Onwards to Titanic Drop, a tasteless recreation of one of history’s worst maritime disasters / another rubbish minigame. People slide along the zipwire, and you press the fire button to have them let go and hopefully land in the life rings bobbing about on the water’s surface.


This game’s only saving grace is that you have to take the peoples’ momentum into account when you drop them, which at least gives you something to think about. Plus you get a little sprite of them looking absolutely horrified, which provides a nice bit of camaraderie with the player. Other than that, this game is ruined by the awful hit detection that often sees you scoring nul points even when you drop someone right through the ring. The rings are constantly changing colour, so perhaps that’s got something to do with it – maybe you’re supposed to be dropping them into a certain colour of ring, but I played this game multiple times and I sure as hell couldn’t figure it out.


Here we see that absolute high point of It’s A Knockout. Not the minigame itself, which is shit, but that fact that it’s called Diet of Worms. This is a truly fantastic pun that marries the fact that you’re playing as a bird eating worms and also the other Diet of Worms: the imperial diet of the Holy Roman Empire held in 1521 that was called in part to denounce the protestant reformation of Martin Luther. That is the kind of next-level punning that I can only aspire to.

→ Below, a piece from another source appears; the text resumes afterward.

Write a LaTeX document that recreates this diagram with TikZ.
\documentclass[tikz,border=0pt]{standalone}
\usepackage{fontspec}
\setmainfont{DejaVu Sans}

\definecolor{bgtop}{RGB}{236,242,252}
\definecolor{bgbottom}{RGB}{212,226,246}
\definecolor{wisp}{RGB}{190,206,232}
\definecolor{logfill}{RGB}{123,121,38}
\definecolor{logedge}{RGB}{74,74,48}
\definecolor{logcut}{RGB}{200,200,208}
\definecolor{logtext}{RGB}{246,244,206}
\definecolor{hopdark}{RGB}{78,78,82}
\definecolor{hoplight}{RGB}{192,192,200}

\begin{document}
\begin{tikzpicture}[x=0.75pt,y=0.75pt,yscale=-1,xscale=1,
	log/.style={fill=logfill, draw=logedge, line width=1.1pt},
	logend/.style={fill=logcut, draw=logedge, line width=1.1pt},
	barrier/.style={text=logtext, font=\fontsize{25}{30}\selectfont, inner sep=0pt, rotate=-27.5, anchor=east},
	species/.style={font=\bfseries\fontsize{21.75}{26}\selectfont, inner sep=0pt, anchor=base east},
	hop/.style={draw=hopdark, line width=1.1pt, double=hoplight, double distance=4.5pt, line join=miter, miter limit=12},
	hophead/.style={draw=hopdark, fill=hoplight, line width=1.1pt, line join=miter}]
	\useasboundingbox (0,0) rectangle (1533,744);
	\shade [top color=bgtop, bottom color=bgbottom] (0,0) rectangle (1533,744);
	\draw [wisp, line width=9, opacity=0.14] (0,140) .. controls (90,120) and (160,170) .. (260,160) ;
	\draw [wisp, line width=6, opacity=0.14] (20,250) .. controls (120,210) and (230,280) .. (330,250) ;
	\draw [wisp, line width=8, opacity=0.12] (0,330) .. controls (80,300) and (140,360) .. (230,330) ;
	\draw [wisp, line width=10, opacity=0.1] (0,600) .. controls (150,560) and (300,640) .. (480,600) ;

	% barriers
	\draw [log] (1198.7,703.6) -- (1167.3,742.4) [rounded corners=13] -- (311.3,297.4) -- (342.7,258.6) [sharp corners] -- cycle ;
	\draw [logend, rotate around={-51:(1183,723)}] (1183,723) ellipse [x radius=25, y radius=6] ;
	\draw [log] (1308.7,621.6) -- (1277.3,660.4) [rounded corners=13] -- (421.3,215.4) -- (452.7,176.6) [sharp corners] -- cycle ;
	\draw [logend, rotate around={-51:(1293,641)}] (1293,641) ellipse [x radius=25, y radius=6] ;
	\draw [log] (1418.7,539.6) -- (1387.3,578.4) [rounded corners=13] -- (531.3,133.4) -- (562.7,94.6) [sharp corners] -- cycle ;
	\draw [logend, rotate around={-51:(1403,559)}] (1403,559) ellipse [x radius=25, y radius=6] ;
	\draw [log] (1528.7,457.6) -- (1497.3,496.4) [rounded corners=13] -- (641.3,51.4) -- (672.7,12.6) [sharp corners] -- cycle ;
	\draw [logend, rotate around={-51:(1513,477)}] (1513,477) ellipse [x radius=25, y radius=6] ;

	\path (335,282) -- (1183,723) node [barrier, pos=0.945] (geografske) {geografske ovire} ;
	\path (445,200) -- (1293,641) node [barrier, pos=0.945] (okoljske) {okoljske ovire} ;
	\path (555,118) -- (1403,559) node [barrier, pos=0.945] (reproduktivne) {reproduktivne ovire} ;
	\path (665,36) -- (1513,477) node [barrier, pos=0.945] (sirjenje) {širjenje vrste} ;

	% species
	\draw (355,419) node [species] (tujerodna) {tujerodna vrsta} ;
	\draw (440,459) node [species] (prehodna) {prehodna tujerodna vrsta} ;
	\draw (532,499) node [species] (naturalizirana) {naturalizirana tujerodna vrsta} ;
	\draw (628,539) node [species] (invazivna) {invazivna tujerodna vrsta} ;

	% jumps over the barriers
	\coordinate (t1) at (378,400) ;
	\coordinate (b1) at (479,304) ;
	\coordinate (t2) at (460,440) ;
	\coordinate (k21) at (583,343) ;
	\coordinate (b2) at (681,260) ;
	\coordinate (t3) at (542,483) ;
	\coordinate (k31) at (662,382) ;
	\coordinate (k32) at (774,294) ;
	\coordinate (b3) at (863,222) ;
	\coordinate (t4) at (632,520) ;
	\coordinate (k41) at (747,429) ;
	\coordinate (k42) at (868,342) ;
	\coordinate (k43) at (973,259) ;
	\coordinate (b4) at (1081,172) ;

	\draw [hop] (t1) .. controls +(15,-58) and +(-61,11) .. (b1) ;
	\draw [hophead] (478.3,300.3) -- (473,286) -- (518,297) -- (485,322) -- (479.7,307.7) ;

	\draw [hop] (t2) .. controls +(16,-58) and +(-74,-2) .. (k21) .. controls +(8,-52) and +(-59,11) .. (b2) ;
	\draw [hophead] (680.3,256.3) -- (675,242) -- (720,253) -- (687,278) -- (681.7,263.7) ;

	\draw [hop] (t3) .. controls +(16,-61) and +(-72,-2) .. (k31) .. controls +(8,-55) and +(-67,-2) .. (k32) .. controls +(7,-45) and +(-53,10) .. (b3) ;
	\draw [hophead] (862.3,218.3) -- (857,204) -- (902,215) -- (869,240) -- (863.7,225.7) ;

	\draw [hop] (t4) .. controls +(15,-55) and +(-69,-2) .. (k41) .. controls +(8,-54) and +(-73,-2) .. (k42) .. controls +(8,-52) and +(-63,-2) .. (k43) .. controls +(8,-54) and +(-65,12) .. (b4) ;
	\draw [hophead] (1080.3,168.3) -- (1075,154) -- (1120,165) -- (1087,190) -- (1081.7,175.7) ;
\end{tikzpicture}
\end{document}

Sadly the minigame has nothing to do with papal responses to threats to the church’s power. Instead you control an emu that has to pick up worms and drop them in the tray at the bottom of the screen. Sounds simple enough, but unlike the other minigames where the controls were merely bad – too sticky, too floaty, too fussy – in Diet of Worms I had no idea what I was doing to make the emu move. You’d think it’d be as simple as up, down, left and right with fire to peck at the worms, but half the time the bird was wandering around aimlessly no matter how I tried to wrangle it into position. I think there might be a specific button on the keyboard that makes the emu head towards the tray, but I couldn’t tell you what that button is. As a result, I never managed to pick up more than two or three worms and my emu staggered across the field with the rubbery gait of a drunken farmer, making me the emu-based embarrassment of Europe.

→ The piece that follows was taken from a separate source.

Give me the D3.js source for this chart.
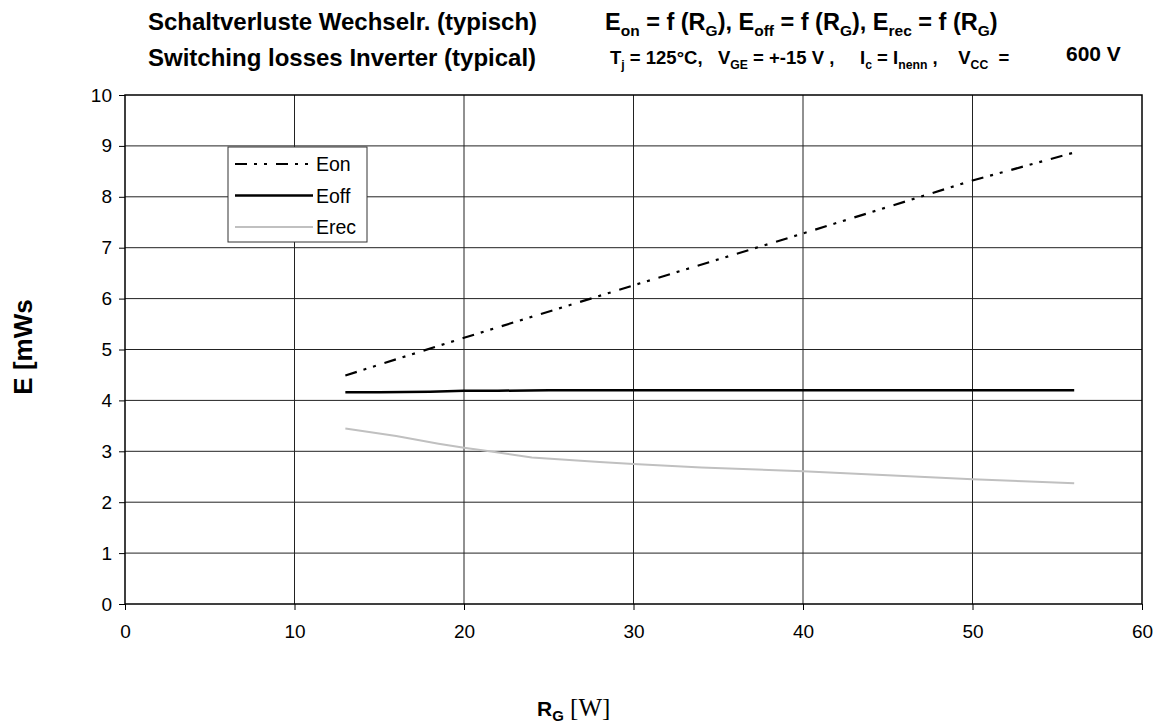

Finally, there’s an obstacle race. The obstacles in question are walls, water-filled ditches and what look in the screenshots like holes in the floor. They’re not, they’re bouncing balls. The obstacle race seemingly exists solely to fulfil the mandatory joystick-waggling quota that all home computer multi-event games were beholden to. Waggle left and right to get your character moving, press fire to have them jump over obstacles. Except the balls, which you can’t jump over. Or avoid at all, as far as I could see. If they’re at just the right position when you reach them, sometimes you’ll run straight through them – but nine times out of ten they’re impossible to dodge. At first I thought this was just me being crap at the game, but the bottom half of the screen shows your computer-controlled opponent and they also couldn’t avoid the balls.


All the events are complete, and I have come rock-bottom of the scoreboard. I know it looks like I’m at the top, but you can see I scored the lowest total points. The fact that the creators of this game didn’t or couldn’t program in a way of displaying the countries in order of their scores seems like a perfect encapsulation of It’s A Knockout’s level of ambition – a low level it doesn’t even manage to reach. Perhaps the Commodore 64 or Amstrad versions are more palatable; they certainly look a lot better, and I can’t imagine they play any worse. This is just a terrible product from top to bottom. You’re constantly fighting against the controls, (if you can even figure them out,) the games themselves have all the depth of a gnat’s thimble and the graphics are somehow outperformed by a Game & Watch. At least the title’s accurate: playing It’s A Knockout has roughly the same effect as huffing a chloroform-soaked rag.